İslam’ın “Cumhur” dediği çoğunluk hak ve hakikate dayanan ve hakta ittifak eden ulema ve onların ortaya koyduğu hak prensiplere bağlı bulunan halkın çoğunluğudur. Yoksa cahil, korkularla ve kaygılarla hareket eden kuru kalabalıklar değildir. Meseleyi böyle anlamadığımız takdirde doğruya isabet etmemiz imkânsızdır. Peygamberimiz (sav) “Ümmetim dalalette ittifak etmez. Ümmetimin ittifakı hüccet, ihtilafı rahmettir” buyurduğu husus, peygambere ümmet olma şerefine ermiş ümmetin önderleri ve önde gelenleri, halka ve topluma yol gösteren ve hakka irşad eden “Ehl-i Sünnet ve’l-Cemaat” olan ulemanın çoğunluğudur. Ehl-i dalalet ve gaflet/siyaset fırkaları ve onların aldattığı halk kitleleri değildir.

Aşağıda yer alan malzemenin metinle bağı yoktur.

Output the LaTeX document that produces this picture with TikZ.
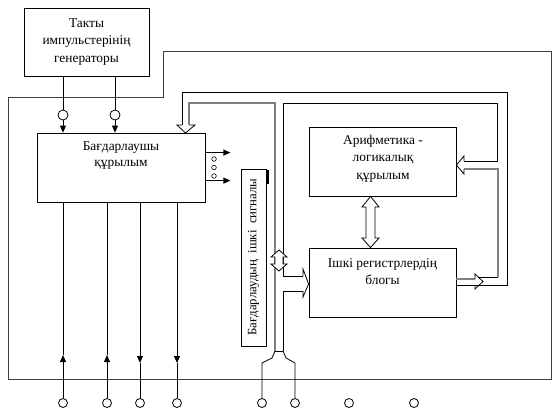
\documentclass[tikz,border=0pt]{standalone}
\usepackage{fontspec}
\setmainfont{Liberation Serif}
\usetikzlibrary{arrows.meta,calc}
\begin{document}
\begin{tikzpicture}[x=1pt,y=-1pt,line width=0.8pt,
  box/.style={draw,rectangle,inner sep=0pt},
  pin/.style={draw,circle,minimum size=9pt,inner sep=0pt,fill=white},
  dot/.style={draw,circle,minimum size=4.6pt,inner sep=0pt,line width=0.6pt},
  lbl/.style={align=center,font=\fontsize{13.4}{17.5}\selectfont,inner sep=0pt},
  fa/.style={-{Triangle[width=6pt,length=7pt]}},
  glin/.style={draw=black!50,line width=1.2pt},
  frame/.style={draw=black!75,line width=0.9pt}]
\useasboundingbox (0,0) rectangle (557,418);

% outer frame
\draw[frame] (8,97) -- (163,97) -- (163,51) -- (551,51) -- (551,379) -- (8,379) -- cycle;

% boxes
\node[box,minimum width=125pt,minimum height=68pt] (gen) at (86.5,42) {};
\node[lbl] (genT) at (86.5,42) {Такты\\импульстерінің\\генераторы};
\node[box,minimum width=168pt,minimum height=69pt] (prog) at (121,167.5) {};
\node[lbl,font=\fontsize{13.4}{16}\selectfont] (progT) at (121,155.5) {Бағдарлаушы\\құрылым};
\node[box,minimum width=147pt,minimum height=69pt] (alu) at (382.5,161.5) {};
\node[lbl] (aluT) at (383,158.5) {Арифметика -\\логикалық\\құрылым};
\node[box,minimum width=147pt,minimum height=69pt] (reg) at (382.5,282.5) {};
\node[lbl] (regT) at (382.5,271.5) {Ішкі регистрлердің\\блогы};
\node[box,minimum width=25pt,minimum height=177pt] (sig) at (253.5,257.5) {};
\node[lbl,rotate=90,font=\fontsize{12.8}{16}\selectfont] (sigT) at (253.5,257) {Бағдарлаудың\ \ ішкі\ \ сигналы};
\draw[line width=2.5pt] (268,170) -- (268,184);

% generator pins
\node[pin,minimum size=10pt] (t1) at (63,115) {};
\node[pin,minimum size=10pt] (t2) at (115,115) {};
\draw (gen.south -| t1) -- (t1.north);
\draw (gen.south -| t2) -- (t2.north);
\draw[fa] (t1.south) -- (t1 |- prog.north);
\draw[fa] (t2.south) -- (t2 |- prog.north);

% outputs of control unit
\draw[fa] ($(prog.north east)+(0,20)$) -- ++(25,0);
\draw[fa] ($(prog.north east)+(0,48)$) -- ++(25,0);
\node[dot] (d1) at (214,159) {};
\node[dot] (d2) at (214,167.5) {};
\node[dot] (d3) at (214,176) {};

% bottom pins
\node[pin] (b1) at (63,403) {};
\node[pin] (b2) at (107,403) {};
\node[pin] (b3) at (140,403) {};
\node[pin] (b4) at (177,403) {};
\node[pin] (b5) at (262,403) {};
\node[pin] (b6) at (295,403) {};
\node[pin] (b7) at (349,403) {};
\node[pin] (b8) at (414,403) {};
\coordinate (u1) at ($(b1)+(0,-48)$);
\coordinate (u2) at ($(b2)+(0,-48)$);
\coordinate (u3) at ($(b3)+(0,-40)$);
\coordinate (u4) at ($(b4)+(0,-40)$);
\draw[fa] (b1.north) -- (u1);
\draw (u1) -- (b1 |- prog.south);
\draw[fa] (b2.north) -- (u2);
\draw (u2) -- (b2 |- prog.south);
\draw[fa] (b3 |- prog.south) -- (u3);
\draw (u3) -- (b3.north);
\draw[fa] (b4 |- prog.south) -- (u4);
\draw (u4) -- (b4.north);

% feedback loop into control unit
\draw (182,125) -- (182,92) -- (507,92) -- (507,285) -- (reg.east |- 0,285);
\draw (182,125) -- (177,125) -- (185.5,133) -- (195,125) -- (189,125);
\draw[glin] (189,125) -- (189,103) -- (275,103) -- (275,351);

% bus right line and arrow into ALU
\draw (303,276) -- (283,276) -- (283,103) -- (497,103) -- (497,161) -- (464,161);
\draw (464,161) -- (464,156) -- (alu.east |- 0,165) -- (464,174) -- (464,169);
\draw[glin] (464,169) -- (498,169) -- (498,277);
\draw (498,277) -- (478,277);

% arrow out of registers
\draw[glin] (reg.east |- 0,279) -- (475,279);
\draw (475,279) -- (475,274) -- (483,281.5) -- (475,289) -- (475,285);

% bus arrow into registers
\draw (283,291) -- (303,291);
\draw (303,276) -- (303,269) -- (reg.west |- 0,284) -- (303,297) -- (303,291);
\draw (283,291) -- (283,351);

% bus flare to pins
\draw (275,351) -- (283,351);
\draw (275,351) -- (272,358) -- (262,363) -- (b5.north);
\draw (283,351) -- (286,358) -- (295,363) -- (b6.north);

% bidirectional arrow on bus
\draw[fill=white] (279,250) -- (287,257) -- (283,257) -- (283,264) -- (287,264) -- (279,271)
  -- (271,264) -- (275,264) -- (275,257) -- (271,257) -- cycle;

% bidirectional arrow ALU <-> registers
\draw[fill=white] ($(alu.south)+(-12,0)$) -- (379,207) -- (375,207) -- (375,238) -- (379,238)
  -- ($(reg.north)+(-12,0)$) -- (362,238) -- (366,238) -- (366,207) -- (362,207) -- cycle;
\end{tikzpicture}
\end{document}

Toplumu etkileyen iki nevi cereyan vardır. Birincisi, geçici siyasi cereyanlar. İkincisi umumî cereyanlardır ki siyasiler de bunlardan etkilenirler. Günümüzün umumi cereyanları “Hürriyet ve Demokrasi” “Temel Hak ve Hürriyetler” “Din ve Vicdan Hürriyeti” ve “Hukukun Üstünlüğü” “Teknik ve Teknolojik Gelişmeler”dir. Bu cereyanlara muhalefet etmemek gerekir. İşte Bediüzzaman’ın “Nâs unvanı, herkesi cumhur-u nâsa tabi olmaya davet eder. Çünkü cumhura muhalefet öyle bir hatadır ki, o hatayı irtikâp etmek, kalbin, vicdanın şanından değildir” dediği husus budur.

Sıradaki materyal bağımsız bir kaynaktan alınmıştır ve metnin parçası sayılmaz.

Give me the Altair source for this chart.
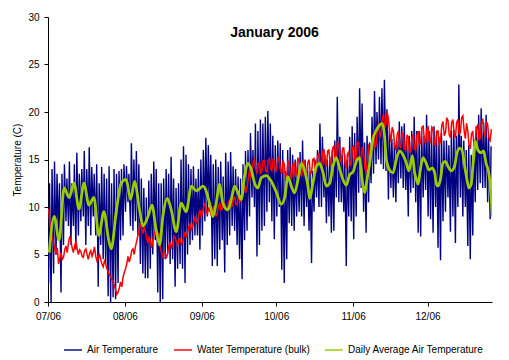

Bediüzzaman bu konuda ayrıca “Heyet-i içtimaiyede, umumi cereyana muhalefet etmemek lazımdır. Muhalefet edildiği takdirde, dolabın üstünden düşer, altında kalır” demektedir. Bu husus ayrıca “Hayat-ı İçtimaiye-i siyasiyede bir çığır açan, eğer kâinattaki kanun-u fıtrata muvafık hareket etmezse, hayırlı işlerde ve terakkîde muvaffak olamaz. Bütün hareketi şer ve tahrip hesabına geçer” (Lem’alar, 174) ifadesine de uygundur. Bediüzzaman bunu “Kemalizm” eleştirisi için söylemiştir. Kemalizm siyasi bir cereyan olduğu ve insan fıtratına ve sosyal hayata uyumlu olmadığı için seksen sene cebren uygulandığı halde başarı sağlayamamış ve toplumun da gelişimine engel olmuş ve Bediüzzaman’ın haklı çıkarmıştır. Dolayısıyla demokrasi adına kemalizmi savunan siyasilerin bu ifadeler doğrultusunda geleceğinin olmayacağı anlaşılmaktadır.

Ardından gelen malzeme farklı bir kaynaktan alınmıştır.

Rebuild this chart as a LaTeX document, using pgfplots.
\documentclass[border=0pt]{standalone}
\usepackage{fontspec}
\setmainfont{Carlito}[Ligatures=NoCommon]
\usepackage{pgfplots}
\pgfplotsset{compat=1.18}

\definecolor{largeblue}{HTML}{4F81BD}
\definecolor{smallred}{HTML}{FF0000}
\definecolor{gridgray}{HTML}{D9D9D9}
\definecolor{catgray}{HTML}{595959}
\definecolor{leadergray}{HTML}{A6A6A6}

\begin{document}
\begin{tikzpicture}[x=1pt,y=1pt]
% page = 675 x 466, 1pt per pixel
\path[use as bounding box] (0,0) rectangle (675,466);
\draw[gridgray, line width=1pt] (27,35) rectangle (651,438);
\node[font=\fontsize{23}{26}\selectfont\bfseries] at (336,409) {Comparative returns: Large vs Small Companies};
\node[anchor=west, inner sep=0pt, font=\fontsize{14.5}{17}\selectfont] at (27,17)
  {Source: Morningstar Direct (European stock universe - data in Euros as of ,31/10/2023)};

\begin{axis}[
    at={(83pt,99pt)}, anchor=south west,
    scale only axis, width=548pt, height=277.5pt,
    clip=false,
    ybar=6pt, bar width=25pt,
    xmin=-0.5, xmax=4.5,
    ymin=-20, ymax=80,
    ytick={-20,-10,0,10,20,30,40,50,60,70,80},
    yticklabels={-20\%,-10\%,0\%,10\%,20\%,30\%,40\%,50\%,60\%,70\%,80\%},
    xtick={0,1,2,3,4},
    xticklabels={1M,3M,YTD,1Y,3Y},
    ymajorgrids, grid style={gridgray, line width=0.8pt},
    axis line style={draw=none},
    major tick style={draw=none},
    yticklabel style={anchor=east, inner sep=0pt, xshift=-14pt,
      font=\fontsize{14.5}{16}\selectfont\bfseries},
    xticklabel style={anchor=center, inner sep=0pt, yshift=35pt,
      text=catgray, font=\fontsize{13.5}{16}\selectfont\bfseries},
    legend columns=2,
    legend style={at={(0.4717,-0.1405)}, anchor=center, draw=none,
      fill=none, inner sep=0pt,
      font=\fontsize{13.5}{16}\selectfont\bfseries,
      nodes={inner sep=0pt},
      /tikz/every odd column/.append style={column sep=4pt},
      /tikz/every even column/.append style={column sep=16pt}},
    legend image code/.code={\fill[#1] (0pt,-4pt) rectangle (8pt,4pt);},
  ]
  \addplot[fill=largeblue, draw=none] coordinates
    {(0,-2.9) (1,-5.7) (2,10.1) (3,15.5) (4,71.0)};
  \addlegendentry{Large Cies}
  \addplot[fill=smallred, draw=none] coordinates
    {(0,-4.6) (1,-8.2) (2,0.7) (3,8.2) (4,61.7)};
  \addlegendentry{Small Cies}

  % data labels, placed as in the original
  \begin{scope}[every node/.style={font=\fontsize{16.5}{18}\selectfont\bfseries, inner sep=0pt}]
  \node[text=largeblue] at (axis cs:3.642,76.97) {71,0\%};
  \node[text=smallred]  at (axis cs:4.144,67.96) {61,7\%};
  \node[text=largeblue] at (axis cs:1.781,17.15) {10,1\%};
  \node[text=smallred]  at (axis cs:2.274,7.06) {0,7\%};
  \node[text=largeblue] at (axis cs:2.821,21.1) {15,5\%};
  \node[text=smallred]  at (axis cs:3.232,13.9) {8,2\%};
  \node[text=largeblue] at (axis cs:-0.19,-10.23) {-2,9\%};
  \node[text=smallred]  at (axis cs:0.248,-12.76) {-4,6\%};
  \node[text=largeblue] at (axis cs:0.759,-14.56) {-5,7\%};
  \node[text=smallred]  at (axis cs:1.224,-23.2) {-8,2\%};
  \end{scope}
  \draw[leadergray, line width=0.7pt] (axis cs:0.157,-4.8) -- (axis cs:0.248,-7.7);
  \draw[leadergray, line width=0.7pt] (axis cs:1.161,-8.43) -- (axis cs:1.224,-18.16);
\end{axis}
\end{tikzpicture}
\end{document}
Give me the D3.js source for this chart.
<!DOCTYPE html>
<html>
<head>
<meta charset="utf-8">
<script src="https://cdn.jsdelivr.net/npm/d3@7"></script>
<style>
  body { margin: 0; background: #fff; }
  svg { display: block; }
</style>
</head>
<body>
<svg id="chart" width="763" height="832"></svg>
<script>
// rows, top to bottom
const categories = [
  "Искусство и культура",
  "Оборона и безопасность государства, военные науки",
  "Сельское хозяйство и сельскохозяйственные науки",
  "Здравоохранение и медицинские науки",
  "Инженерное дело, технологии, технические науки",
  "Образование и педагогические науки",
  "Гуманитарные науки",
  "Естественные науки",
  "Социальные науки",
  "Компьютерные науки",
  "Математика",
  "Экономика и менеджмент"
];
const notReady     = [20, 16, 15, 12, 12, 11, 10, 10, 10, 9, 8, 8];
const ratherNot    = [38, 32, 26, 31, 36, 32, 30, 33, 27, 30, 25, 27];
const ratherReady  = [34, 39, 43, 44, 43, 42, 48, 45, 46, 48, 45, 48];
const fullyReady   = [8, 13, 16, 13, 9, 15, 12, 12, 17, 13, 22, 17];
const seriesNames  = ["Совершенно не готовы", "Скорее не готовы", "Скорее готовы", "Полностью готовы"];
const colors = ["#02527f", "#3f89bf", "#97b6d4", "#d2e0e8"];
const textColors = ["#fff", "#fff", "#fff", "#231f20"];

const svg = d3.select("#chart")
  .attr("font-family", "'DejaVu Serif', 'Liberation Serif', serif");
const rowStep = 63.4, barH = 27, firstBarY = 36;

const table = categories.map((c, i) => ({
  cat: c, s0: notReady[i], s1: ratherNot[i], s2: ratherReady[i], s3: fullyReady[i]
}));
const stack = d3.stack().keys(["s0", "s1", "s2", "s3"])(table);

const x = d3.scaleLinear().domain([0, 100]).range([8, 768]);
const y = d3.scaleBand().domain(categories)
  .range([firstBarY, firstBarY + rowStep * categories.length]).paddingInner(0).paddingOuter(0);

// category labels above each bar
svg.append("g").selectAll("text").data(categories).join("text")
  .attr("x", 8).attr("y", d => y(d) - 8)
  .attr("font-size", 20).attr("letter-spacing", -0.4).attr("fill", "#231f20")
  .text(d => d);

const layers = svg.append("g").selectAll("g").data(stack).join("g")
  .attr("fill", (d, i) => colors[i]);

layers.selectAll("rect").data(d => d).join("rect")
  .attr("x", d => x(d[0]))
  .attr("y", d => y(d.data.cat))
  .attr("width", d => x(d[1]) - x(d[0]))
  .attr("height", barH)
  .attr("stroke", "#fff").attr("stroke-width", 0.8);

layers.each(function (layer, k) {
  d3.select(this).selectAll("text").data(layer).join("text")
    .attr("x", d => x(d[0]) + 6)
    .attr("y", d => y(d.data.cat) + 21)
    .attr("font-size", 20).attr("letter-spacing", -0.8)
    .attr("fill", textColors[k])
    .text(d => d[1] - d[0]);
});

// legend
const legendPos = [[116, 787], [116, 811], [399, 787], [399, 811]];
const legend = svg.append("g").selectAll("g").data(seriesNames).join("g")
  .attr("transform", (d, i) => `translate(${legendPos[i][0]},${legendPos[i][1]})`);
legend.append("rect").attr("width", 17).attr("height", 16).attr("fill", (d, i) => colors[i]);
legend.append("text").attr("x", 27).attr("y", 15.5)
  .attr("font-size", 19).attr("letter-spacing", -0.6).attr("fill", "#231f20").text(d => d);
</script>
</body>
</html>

Bediüzzaman’ın “İcma-i Ümmet şeriatta bir delil-i yakînidir. Rey-i cumhur, şeriatta bir esastır. Meyelân-ı âmme şeriatta muteber ve muhteremdir” (Münazarat, 40) dediği hususu da bu çerçevede değerlendirmek gerekir. Dinin temel ölçülerini ifade eden bu cümleleri “geçici siyasi olaylara izafe etmek” din ile siyaseti, sosyal hayat ile geçici cereyanları, istibdat ile hürriyeti ve padişahlık özlemi ile demokrasiyi karıştırmak demektir. “Şap ile şekeri karıştırmak” buna denir. Hem bir ifadeyi önüne ve sonuna bakmadan cımbızla çekip alarak hiç alakası olmayan yerlere koymak “cerbeze”dir, bilgisiz insanların akıllarını yanıltır ve kafa karışıklığına sebep olur. Hak ve hakikat mesleğinde Bektaşiliğe yer yoktur.